Il y a deux Amériques latines: celle de l'Est, avec l'Argentine et le Venezuela, qui vacillent au bord du précipice économique, et les «petits jaguars» de l'Ouest, dont la Colombie et le Pérou, qui poursuivent une croissance très enviable. Portrait.

Dans un contexte de grandes tensions, l'Argentine s'est retrouvée jeudi en défaut de paiement d'une partie de sa dette, ébranlant les Bourses mondiales et les marchés obligataires. Or, ce nouveau faux pas du pays maître du tango met en évidence le fossé croissant entre les «deux Amériques latines».

Certains experts, comme ceux de la banque Morgan Stanley, parlent de la «grande fracture» qui sépare maintenant l'Ouest et l'Est sud-américains. Certes, sur le plan économique, tous les «jaguars» ne courent pas à la même vitesse.

Selon le Fonds monétaire international (FMI), les pays de la côte atlantique - dont le Brésil, l'Argentine et le Venezuela - ne connaîtront qu'une maigre croissance de 0,6% en moyenne cette année.

Dans les pays du Pacifique (Colombie, Chili, Pérou), la croissance attendue est de 4,2% en moyenne. Sept fois celle de leurs voisins de l'Est.

Les économies rebelles

Économistes et investisseurs s'inquiètent surtout des deux «cas lourds» du côté atlantique. L'Argentine et le Venezuela, deux économies «rebelles» dirigées par des gouvernements de gauche souvent rébarbatifs au libre-échange et aux forces du marché, affrontent une tempête économique et financière majeure.

Tant qu'ils surfaient sur les prix élevés des matières premières, c'était tenable. Mais lorsque la Chine a commencé à ralentir, il y a deux ans, et que les cours du pétrole et des métaux se sont repliés, ces deux pays ont retrouvé leurs vieux démons: panne économique, chute des monnaies, hyperinflation (35% en taux annuel pour l'Argentine, plus de 50% pour le Venezuela) et fuite des capitaux. Résultat: l'Argentine et le Venezuela sont au bord du gouffre.

Dans l'Ouest, c'est tout le contraire qui se produit.

La Colombie, le Chili et le Pérou, portés par des réformes économiques, une politique libre-échangiste et une solide croissance économique, sont vus comme de futures vedettes parmi les pays émergents de la planète.

La «jolie fille convoitée»

Sans gêne, le président de la Colombie, Juan Manuel Santos, parle de son pays comme de la «jolie fille convoitée» du continent. L'Alliance du Pacifique, créée en 2011 par le Mexique, la Colombie, le Pérou et le Chili, est en effet très demandée, ces temps-ci.

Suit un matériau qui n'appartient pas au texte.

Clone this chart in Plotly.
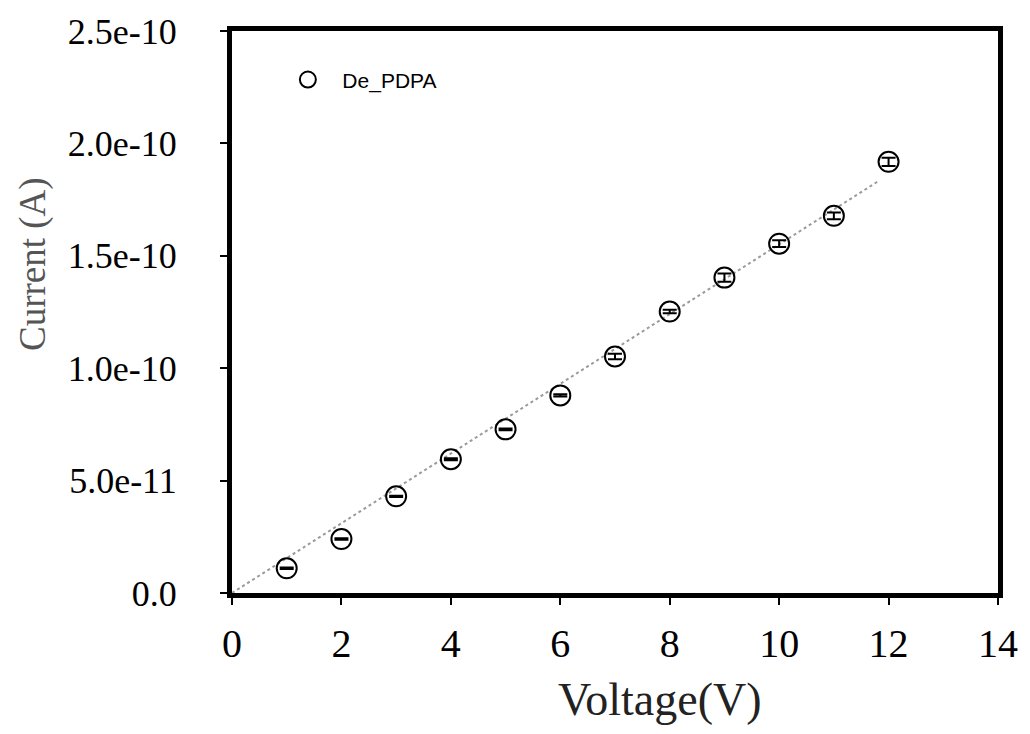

Ses membres ont signé un accord de libre-échange historique en mai. Les présidents des quatre pays les plus libéraux du sous-continent ont amorcé leur union commerciale, qui prévoit d'abolir 92% des droits de douane d'ici à 2015.

L'initiative, qui regroupe 212 millions d'habitants et pèse 35% du PIB d'Amérique latine, séduit déjà les autres pays de la région: le Costa Rica a entamé une procédure d'adhésion et le Panama devrait suivre. Surtout, 25 autres pays - dont la Chine, les États-Unis et le Canada - ont obtenu le statut d'observateur de l'alliance, ne pouvant pas rater pareille occasion de se rapprocher d'une vedette montante.

«Ce n'est plus nous qui allons frapper aux portes, c'est le monde qui vient à nous», s'est réjoui récemment le président colombien. Les quatre membres de l'Alliance du Pacifique revendiquent déjà la moitié du commerce latino-américain avec le reste de la planète.

Quant à la vieille union douanière du Mercosur (âgée de 23 ans), qui réunit l'Argentine, le Brésil, le Paraguay, l'Uruguay et le Venezuela, elle est minée par les querelles entre les fondateurs argentin et brésilien. Et elle semble surtout de plus en plus éclipsée par le bloc de l'Ouest, qui totalise déjà 60% d'exportations de plus que lui.

La Colombie, par exemple, s'attire même les louanges des économistes malgré 50 ans de conflit armé avec les Forces armées révolutionnaires de Colombie (FARC) et la guerre aux trafiquants de drogue.

Ce pays de 46,5 millions d'habitants a vu son PIB doubler en 14 ans. Grâce à ses ressources et à la demande intérieure, son économie se dirige vers une croissance de 4,5% cette année, selon le FMI, et ce, avec une inflation contenue à 2,7% - un exploit en Amérique latine.

En somme, l'Argentine trébuche lamentablement, ces temps-ci. Mais il ne faut pas oublier que, côté pacifique, d'autres pays avancent à grands pas.